**** DATA LINES

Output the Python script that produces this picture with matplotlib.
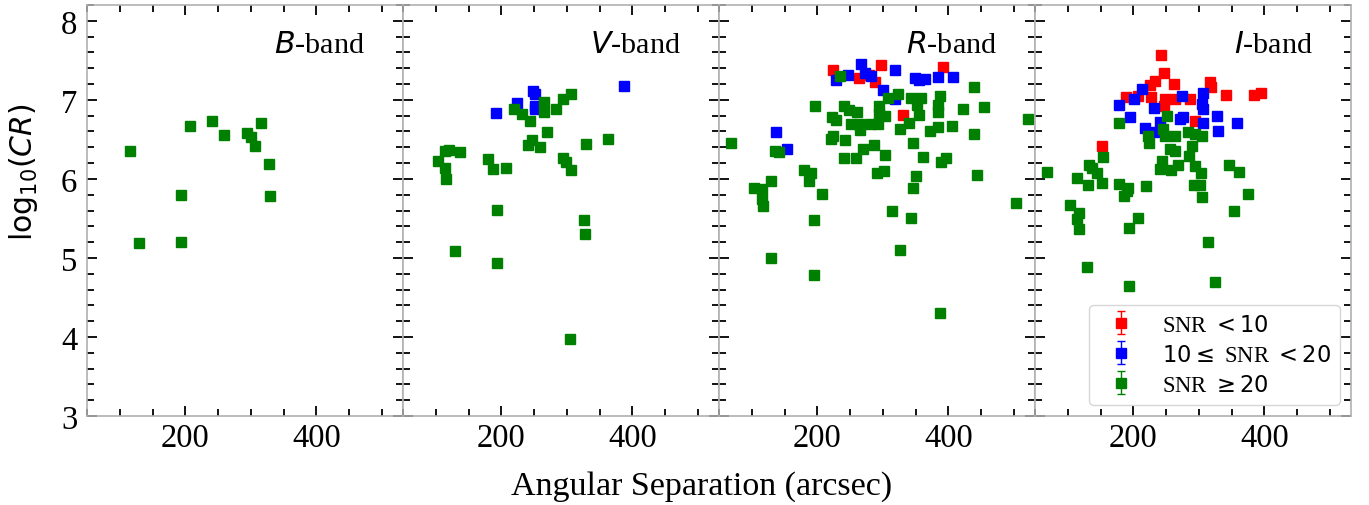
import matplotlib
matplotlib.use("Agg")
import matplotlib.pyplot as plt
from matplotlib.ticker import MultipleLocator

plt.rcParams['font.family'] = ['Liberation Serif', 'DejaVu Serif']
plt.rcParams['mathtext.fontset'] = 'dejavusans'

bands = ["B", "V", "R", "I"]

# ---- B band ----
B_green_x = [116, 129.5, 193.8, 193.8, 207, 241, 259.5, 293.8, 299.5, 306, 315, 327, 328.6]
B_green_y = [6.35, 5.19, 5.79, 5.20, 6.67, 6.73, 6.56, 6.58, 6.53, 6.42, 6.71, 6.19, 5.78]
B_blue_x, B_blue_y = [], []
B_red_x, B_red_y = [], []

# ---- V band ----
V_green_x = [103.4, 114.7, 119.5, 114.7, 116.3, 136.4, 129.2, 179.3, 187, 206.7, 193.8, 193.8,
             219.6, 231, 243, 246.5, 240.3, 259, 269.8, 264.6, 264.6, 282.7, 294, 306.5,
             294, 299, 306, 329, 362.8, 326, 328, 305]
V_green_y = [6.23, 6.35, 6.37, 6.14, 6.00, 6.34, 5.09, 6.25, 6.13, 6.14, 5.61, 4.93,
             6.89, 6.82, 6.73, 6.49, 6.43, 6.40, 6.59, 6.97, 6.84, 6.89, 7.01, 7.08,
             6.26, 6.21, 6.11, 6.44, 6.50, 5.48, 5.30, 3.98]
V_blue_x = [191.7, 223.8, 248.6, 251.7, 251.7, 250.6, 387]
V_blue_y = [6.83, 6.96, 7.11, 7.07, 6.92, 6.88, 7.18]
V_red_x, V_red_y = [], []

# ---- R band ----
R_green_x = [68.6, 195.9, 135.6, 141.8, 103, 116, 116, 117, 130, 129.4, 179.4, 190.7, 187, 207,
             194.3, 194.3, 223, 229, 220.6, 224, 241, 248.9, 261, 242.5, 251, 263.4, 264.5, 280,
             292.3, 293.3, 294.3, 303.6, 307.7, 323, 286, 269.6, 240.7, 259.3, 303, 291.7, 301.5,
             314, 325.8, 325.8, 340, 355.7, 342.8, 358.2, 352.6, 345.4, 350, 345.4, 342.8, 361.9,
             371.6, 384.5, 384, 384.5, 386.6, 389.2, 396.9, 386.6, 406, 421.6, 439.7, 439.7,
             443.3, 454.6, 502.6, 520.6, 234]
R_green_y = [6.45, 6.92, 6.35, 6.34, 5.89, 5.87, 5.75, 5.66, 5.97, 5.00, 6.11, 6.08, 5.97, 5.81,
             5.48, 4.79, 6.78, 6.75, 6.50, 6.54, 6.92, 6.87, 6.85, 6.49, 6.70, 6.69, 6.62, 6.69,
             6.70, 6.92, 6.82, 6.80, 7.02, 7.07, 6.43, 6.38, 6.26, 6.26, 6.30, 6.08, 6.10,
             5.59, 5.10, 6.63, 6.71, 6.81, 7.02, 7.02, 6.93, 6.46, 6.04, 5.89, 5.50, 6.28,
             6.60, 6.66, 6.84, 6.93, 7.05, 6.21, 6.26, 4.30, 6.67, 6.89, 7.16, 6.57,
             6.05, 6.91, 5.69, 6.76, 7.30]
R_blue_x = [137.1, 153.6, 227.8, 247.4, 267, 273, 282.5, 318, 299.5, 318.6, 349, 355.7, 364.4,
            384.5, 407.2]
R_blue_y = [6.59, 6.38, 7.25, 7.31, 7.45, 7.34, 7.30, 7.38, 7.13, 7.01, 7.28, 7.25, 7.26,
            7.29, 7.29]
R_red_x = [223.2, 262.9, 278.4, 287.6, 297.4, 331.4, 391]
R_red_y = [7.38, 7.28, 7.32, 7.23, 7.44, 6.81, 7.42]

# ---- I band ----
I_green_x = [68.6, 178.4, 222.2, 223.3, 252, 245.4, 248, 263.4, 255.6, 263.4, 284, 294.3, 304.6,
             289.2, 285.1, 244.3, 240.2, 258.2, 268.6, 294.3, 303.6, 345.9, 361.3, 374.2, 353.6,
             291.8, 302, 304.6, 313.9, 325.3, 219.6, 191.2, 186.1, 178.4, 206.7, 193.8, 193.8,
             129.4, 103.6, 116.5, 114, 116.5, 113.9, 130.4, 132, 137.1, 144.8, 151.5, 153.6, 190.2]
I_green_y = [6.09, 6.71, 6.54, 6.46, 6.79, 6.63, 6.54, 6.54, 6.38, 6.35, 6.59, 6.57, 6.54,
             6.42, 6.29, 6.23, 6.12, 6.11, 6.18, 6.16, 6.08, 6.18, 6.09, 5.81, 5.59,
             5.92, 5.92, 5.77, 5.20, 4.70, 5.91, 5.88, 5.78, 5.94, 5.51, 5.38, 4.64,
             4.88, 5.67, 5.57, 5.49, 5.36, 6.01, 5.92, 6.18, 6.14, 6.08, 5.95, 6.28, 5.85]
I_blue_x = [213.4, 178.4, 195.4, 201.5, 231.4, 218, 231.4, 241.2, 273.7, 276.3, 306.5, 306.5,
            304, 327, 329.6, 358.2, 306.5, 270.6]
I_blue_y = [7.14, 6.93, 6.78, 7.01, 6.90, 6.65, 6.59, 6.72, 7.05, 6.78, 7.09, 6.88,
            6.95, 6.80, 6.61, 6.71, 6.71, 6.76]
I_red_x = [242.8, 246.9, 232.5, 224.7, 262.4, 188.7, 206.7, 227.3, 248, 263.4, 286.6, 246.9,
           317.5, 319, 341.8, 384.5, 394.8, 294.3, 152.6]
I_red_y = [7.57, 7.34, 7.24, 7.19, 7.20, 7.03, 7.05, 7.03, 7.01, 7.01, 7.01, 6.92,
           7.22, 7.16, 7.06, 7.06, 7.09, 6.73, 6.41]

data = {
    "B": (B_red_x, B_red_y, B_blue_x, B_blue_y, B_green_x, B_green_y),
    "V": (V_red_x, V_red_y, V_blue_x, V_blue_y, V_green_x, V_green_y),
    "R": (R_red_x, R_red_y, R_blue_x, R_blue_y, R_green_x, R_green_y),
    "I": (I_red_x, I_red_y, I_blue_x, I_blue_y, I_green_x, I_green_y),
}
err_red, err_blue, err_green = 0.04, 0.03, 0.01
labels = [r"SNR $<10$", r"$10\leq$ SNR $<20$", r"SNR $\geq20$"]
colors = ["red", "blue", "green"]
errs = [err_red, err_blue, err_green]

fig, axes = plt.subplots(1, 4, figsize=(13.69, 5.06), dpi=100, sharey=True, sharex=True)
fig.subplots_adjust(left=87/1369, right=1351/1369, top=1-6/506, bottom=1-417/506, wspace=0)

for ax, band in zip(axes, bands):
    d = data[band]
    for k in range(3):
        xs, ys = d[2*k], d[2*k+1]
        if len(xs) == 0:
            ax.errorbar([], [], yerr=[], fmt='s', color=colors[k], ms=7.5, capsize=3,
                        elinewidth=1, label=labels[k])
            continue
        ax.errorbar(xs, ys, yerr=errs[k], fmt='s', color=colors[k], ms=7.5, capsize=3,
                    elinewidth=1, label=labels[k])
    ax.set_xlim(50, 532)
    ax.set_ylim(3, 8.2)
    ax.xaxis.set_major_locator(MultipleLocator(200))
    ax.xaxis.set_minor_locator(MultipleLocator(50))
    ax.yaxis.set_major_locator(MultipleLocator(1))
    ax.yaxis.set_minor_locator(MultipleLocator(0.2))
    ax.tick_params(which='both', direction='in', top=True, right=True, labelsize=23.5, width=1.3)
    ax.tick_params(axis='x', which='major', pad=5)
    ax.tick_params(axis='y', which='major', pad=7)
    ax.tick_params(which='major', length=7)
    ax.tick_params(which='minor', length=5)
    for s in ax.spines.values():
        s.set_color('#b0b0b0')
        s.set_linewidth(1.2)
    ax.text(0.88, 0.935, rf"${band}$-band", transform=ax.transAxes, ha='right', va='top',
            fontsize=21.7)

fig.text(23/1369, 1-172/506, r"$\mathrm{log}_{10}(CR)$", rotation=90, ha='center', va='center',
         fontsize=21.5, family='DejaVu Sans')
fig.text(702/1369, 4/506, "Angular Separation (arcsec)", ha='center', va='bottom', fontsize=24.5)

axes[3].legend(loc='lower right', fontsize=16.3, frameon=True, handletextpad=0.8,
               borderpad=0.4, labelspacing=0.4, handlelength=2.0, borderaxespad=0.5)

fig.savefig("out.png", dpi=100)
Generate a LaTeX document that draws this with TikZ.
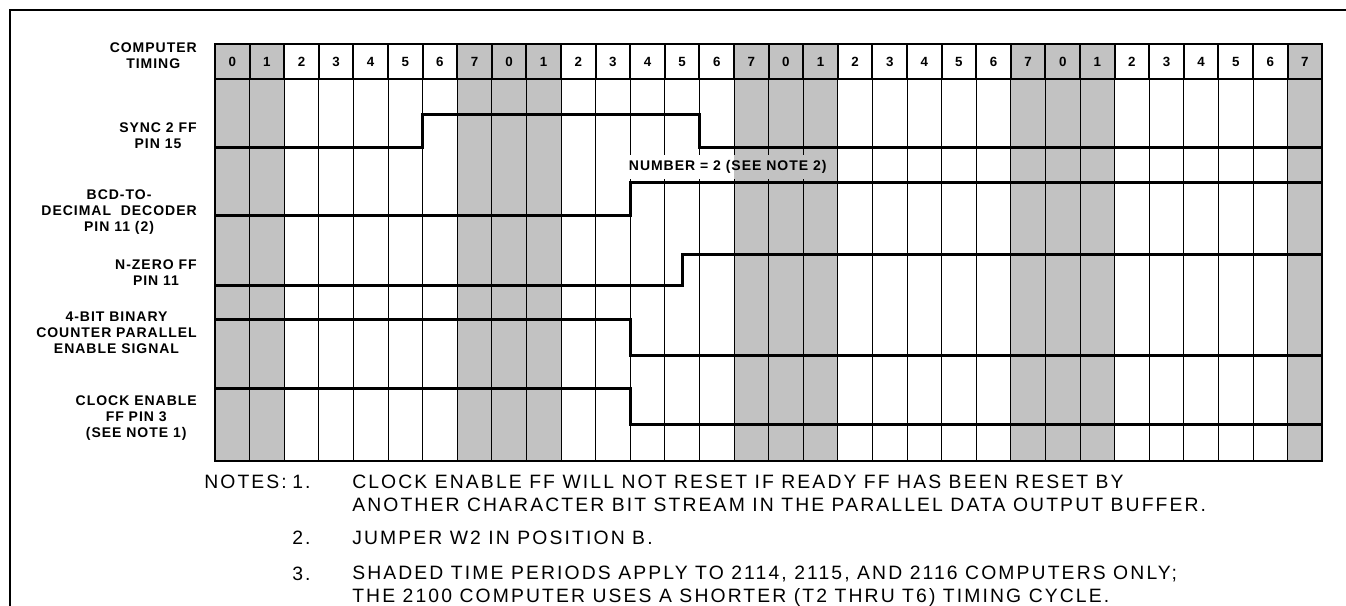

********

WHAT YOU ARE ASKED TO DO:
Filter the entries down to the lines containing "matplotlib". Copy each of those lines.

RESULT FOR THIS TASK:
Output the Python script that produces this picture with matplotlib.
import matplotlib
matplotlib.use("Agg")
import matplotlib.pyplot as plt
from matplotlib.ticker import MultipleLocator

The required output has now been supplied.